Energy Observer fonctionne en effet avec deux moteurs électriques (un à babord, l’autre à tribord) alimentés par 120 m² de panneaux solaires issues de trois technologies (conformable, bifaciale et avec un revêtement antidérapant) cumulant 21 kWc. Le vent ne pousse pas de voile, mais fait tourner deux éoliennes à axe vertical muni d’un système antivibratoire d’1 kW chacune. Enfin, les deux moteurs produisent également de l’électricité par hydrogénération de 2x2kW. Deux systèmes de stockage viennent compléter l’ensemble pour pallier à l’intermittence : des batteries de puissance lithium-ion de 400 V/106 kWh et 8 réservoirs à hydrogène cumulant 62 kg en charge pleine. Le tout est piloté par un système de monitoring en temps réel qui gère et optimise les flux énergétiques.
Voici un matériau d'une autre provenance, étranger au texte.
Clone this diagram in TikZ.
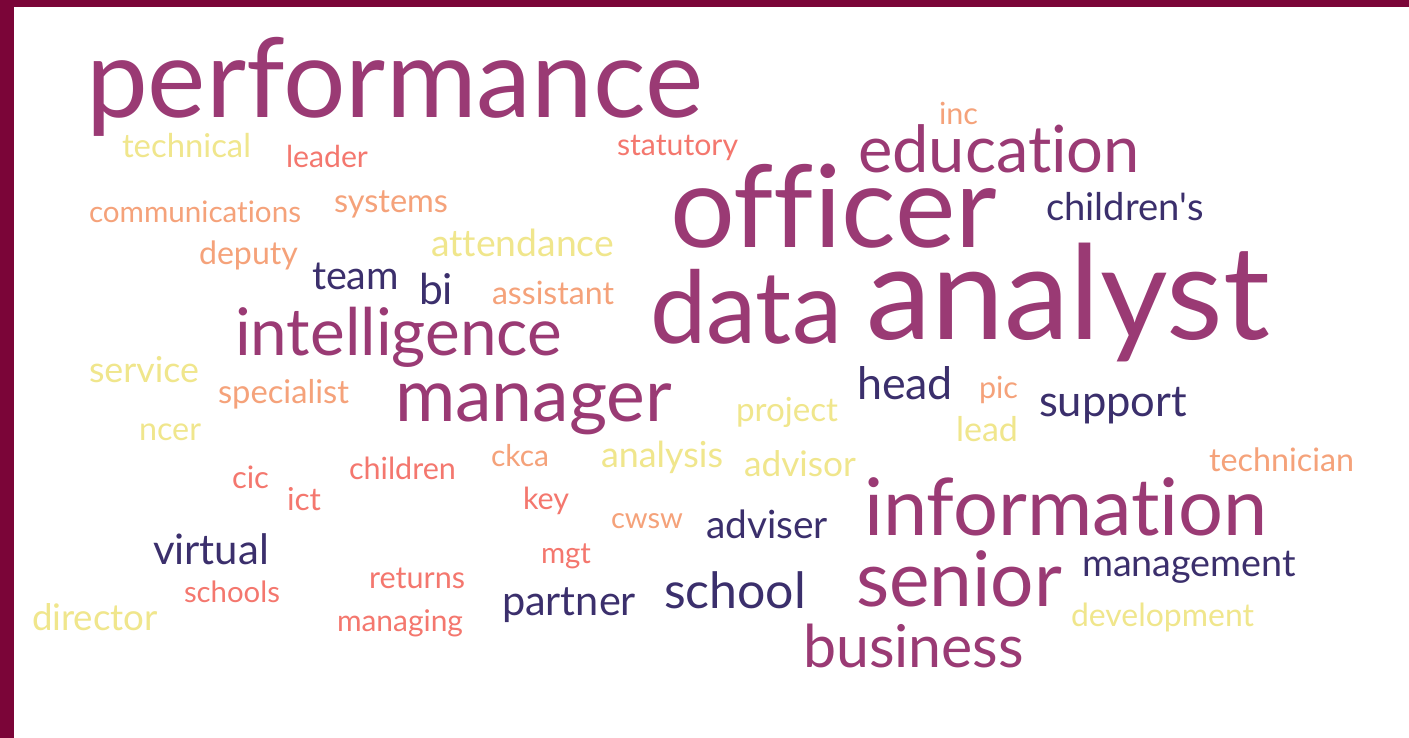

Le problème, c’est la vitesse

Le concept a déjà été éprouvé et il a montré qu’il fonctionnait lors des 4 000 miles nautiques déjà parcourus au large de la France en 2017. « Nous avons à cette occasion pu tester les systèmes en conditions réelles et avons depuis éliminé les défaillances techniques qui apparaissent toujours lorsque l’on passe des phases de tests en laboratoire à la réalité. Aujourd’hui nous sommes prêts », indique Victorien Erussard, qui a reçu le concours notamment de l’Institut national énergie solaire (INES) et du CEA-Liten. « Nous avons d’ores et déjà atteint notre objectif de l’autonomie énergétique, mais nos vitesses restent relativement faibles, de l’ordre de 4 à 5 nœuds. Pour démontrer que notre concept peut être répliqué à une échelle commerciale, il nous faut atteindre le double, ce qui représente un enjeu considérable ». En effet, le besoin d’énergie grimpe de manière exponentielle à mesure que la vitesse augmente : NRJ nécessaire = vitesse au carré.

©Romain Chicheportiche

Sensibiliser et apprendre

Lors de son voyage en Méditerranée, puis autour du monde, l’Energy Observer va faire plus d’une centaine d’escales dans 50 pays pour sensibiliser la population mondiale aux problématiques de changement climatique et d’énergies renouvelables. Des tentes seront montées à chaque point d’arrêt pour présenter le projet et les réseaux sociaux seront massivement mis à contribution pour faire partager le quotidien de l’équipage d’une petite quinzaine de personne. Parmi eux, Jérôme Delafosse, chef d’expédition, réalisera des documentaires sur le navire, mais aussi sur les projets innovants en matière de transition énergétique rencontrés à travers le monde. Car l’Energy Observer compte bien continuer à promouvoir un nouveau modèle énergétique : « En, mer nous avons autant besoin de soleil que de vent, des batteries que de l’hydrogène. Il en va de même sur terre. Les énergies alternatives et les moyens de stockage sont complémentaires et nous devons apprendre à les faire fonctionner ensemble : il n’y a pas une seule solution contre le réchauffement climatique, mais une multitude de possibilités », conclue Victorien Erussard.